Americans, especially, are a more significant part of the continued population growth than people in most other Western nations. I’m sure you all saw the heralding of the 300 millionth American a few weeks ago, and it won’t be long before we get to 400 million:
The U.S. is the only industrialized nation with significant population growth, and a new report sees those burgeoning numbers as a factor in our unparalleled impact on the environment.
While Europe shrinks, U.S. population grows by just under one percent a year, which translates to 8,000 people a day, or three million per year. The 300 millionth American will either be born here (or move here) sometime this fall. According to Victoria Markham, executive director of the Connecticut-based Center for Environment and Population (CEP), the growth is magnified by a very high rate of resource consumption. “The U.S. has the largest per-capita environmental impact in the world,” she says, “not only in terms of resource use, but also the pollution and waste associated with it.”

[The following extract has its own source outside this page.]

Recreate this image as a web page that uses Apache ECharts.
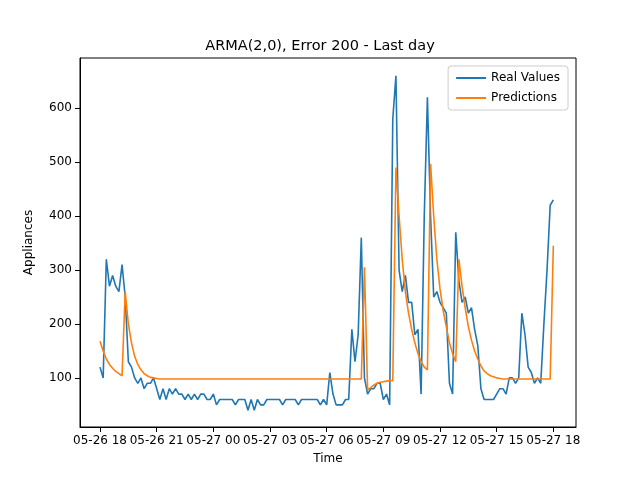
<!DOCTYPE html><html><head><meta charset="utf-8"><script src="https://cdn.jsdelivr.net/npm/echarts@6/dist/echarts.min.js"></script></head><body style="margin:0"><div id="c" style="width:640px;height:480px"></div><script>
const realValues=[120,100,320,270,290,270,260,310,250,130,120,100,90,100,80,90,90,100,80,60,80,60,80,70,80,70,70,60,70,60,70,60,70,70,60,60,70,50,60,60,60,60,60,50,60,60,60,40,60,40,60,50,50,60,60,60,60,60,50,60,60,60,60,50,60,60,60,60,60,60,50,60,50,110,70,50,50,50,60,60,190,130,180,360,100,70,80,80,90,90,60,70,50,580,660,300,260,290,240,240,180,190,70,400,620,400,250,260,240,230,220,90,70,370,280,240,250,220,230,190,160,80,60,60,60,60,70,80,80,70,100,100,90,100,220,180,120,110,90,100,90,200,300,420,430];
const predHead=[168,150,135,125,118,112,108,104,260,200,165,140,125,115,108,104,101,100,99];
const predMid=[305,78,82,87,90,92,93,94,95,95,490,400,320,260,220,190,165,145,130,120,115,497,400,320,265,225,195,165,145,130,320,270,230,195,170,150,135,122,113,108,104,102,100,99];
const predTail=[345];
const tickHours=[0,3,6,9,12,15,18,21,24];
const tickLabels=['05-26 18','05-26 21','05-27 00','05-27 03','05-27 06','05-27 09','05-27 12','05-27 15','05-27 18'];
const yTicks=[100,200,300,400,500,600];
const n=realValues.length;
const pred=predHead.slice();
while(pred.length<84)pred.push(98);
pred.push(...predMid);
while(pred.length<n-1)pred.push(98);
pred.push(...predTail);
const real=realValues.map((v,i)=>[i/6,v]);
const pr=pred.map((v,i)=>[i/6,v]);
const ch=echarts.init(document.getElementById('c'));
const ax={color:'#000'};
ch.setOption({animation:false,
title:{text:'ARMA(2,0), Error 200 - Last day',left:'center',top:34,textStyle:{fontSize:14.5,fontWeight:'normal',color:'#000',fontFamily:'DejaVu Sans'}},
legend:{right:72,top:66,orient:'vertical',itemWidth:30,itemHeight:2,itemGap:8,borderColor:'#ccc',borderWidth:1,borderRadius:3,padding:[6,8],textStyle:{fontSize:12,fontFamily:'DejaVu Sans',color:'#000'},data:[{name:'Real Values',icon:'rect'},{name:'Predictions',icon:'rect'}]},
grid:{left:80,right:64,top:58,bottom:53,show:true,borderColor:'#000',borderWidth:1},
xAxis:{type:'value',min:-1.06,max:25.2,name:'Time',nameLocation:'middle',nameGap:26,nameTextStyle:{fontSize:12,fontFamily:'DejaVu Sans',color:'#000'},splitLine:{show:false},axisLine:{onZero:false,lineStyle:ax},
axisTick:{customValues:tickHours,lineStyle:ax},axisLabel:{customValues:tickHours,formatter:v=>tickLabels[tickHours.indexOf(Math.round(v))]||'',fontSize:12,fontFamily:'DejaVu Sans',color:'#000'}},
yAxis:{type:'value',min:9,max:693,name:'Appliances',nameLocation:'middle',nameGap:45,nameTextStyle:{fontSize:12,fontFamily:'DejaVu Sans',color:'#000'},splitLine:{show:false},axisLine:{show:true,onZero:false,lineStyle:ax},
axisTick:{show:true,customValues:yTicks,lineStyle:ax},axisLabel:{customValues:yTicks,fontSize:12,fontFamily:'DejaVu Sans',color:'#000'}},
series:[{name:'Real Values',type:'line',data:real,showSymbol:false,lineStyle:{width:1.6,color:'#1f77b4'},itemStyle:{color:'#1f77b4'}},
{name:'Predictions',type:'line',data:pr,showSymbol:false,lineStyle:{width:1.6,color:'#ff7f0e'},itemStyle:{color:'#ff7f0e'}}]});
</script></body></html>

The U.S. uses three times more water than the world average per capita, and (despite being only five percent of world population) consumes a quarter of its energy. Americans buy and use a lot of stuff, Markham says, but there’s more to it than that. Baby boomers, despite their relatively high level of environmental awareness, are also enjoying an unprecedented amount of wealth, living in larger houses on more land than any other generation in U.S. history. What’s more, she says, the nation’s number of households is also increasing dramatically as families fragment. (Average household size dropped from 3.1 persons in 1970 to 2.6 in 2000, according to U.S. Census figures.)
The Solution
For us all to live as healthfully as we can, while still leaving places for nature to be nature, there have to be fewer people. This is the only way I can see for human beings to continue into the future without using up all the resources on Earth. And I’m not talking about cutting population in developing countries (though I’m certainly not opposed to supporting birth control and family planning for those places), but starting at home. The only people you can really change are you and your friends and family.
You’re not just using a lifetime’s worth of resources when you have a baby in this country, you are using an American’s lifetime’s worth of resources. Think about that, and your one baby might as well be triplets. I’m not suggesting that we legislate the number of children people have, but I think we should question this whole idea that it’s ‘OK’ or responsible in some way to have 2 or 3 kids. Because when those 2 or 3 children are Americans, they will be consuming much more than their peers throughout the rest of the world.